All Styles Outperform but Median Value Manager Return Leads Again
For the second consecutive quarter, all styles of large cap managers
outperformed the Index. In the first quarter of 2013, the median value
manager returned 5.6% compared to the median dividend-focused manager
return of 5.3% and the median growth manager return of 4.3%. In terms
of percentage of managers beating the benchmark, dividend-focused
managers led the others, with 86% ahead compared to 85% of value
managers and 75% of growth managers.
Value managers benefited from having large overweights to the
Information Technology, Consumer Discretionary and Consumer Staples
sectors, which all outperformed. Dividend-focused managers were helped
by their overweights to the Industrials, Telecommunication and
Financials sectors, which also outperformed. Growth managers have been
hurt by their underweights to Financials and Telecommunications but
helped by their overweight to the Energy sector, which outperformed in
Small Cap Managers Well Ahead
Although the S&P/TSX Small Cap Index return of 0.6% lagged the S&P/TSX
Composite return of 3.3%, small cap managers added value against both
their benchmark and large cap managers in the first quarter. The median
small cap return of 5.4% was ahead of the median large cap return of
4.7%. Small cap managers have notably larger weights in the
Industrials, Consumer Discretionary and Information Technology sectors
compared to large cap managers and those three sectors were strong
performers in the small cap space, which benefited small cap managers.

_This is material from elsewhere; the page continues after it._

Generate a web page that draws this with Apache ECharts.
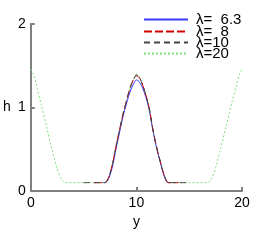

In the S&P/TSX Small Cap Index, the Energy and Materials sectors were
the only two sectors that declined, but those two sectors combined
account for nearly 58% of the Small Cap Index weight. Small cap
managers on average were 3% underweight Energy and 11% underweight
Materials at the start of the first quarter, which benefited their
benchmark-relative performance. Note that small cap managers have
outperformed the S&P/TSX Small Cap benchmark for nine consecutive
quarters. In most of the quarters, the Energy and Materials sectors
underperformed so that has helped this benchmark-relative performance.
"There is significant alpha potential in small cap space," highlights
Wylie, "with the median small cap manager ahead of the S&P/TSX Small
Cap Index on average by140 basis points per quarter over the last 10
Small cap managers tend to outperform large cap managers as well, with
the median small cap manager return on average almost 80 basis points
ahead of the median large cap manager return on average per quarter
over the last 10 years. "There is definitely more volatility in small
cap manager returns compared to large cap managers," says Wylie, "but
investors with a long-term focus should consider a small cap manager
allocation given their value-added potential."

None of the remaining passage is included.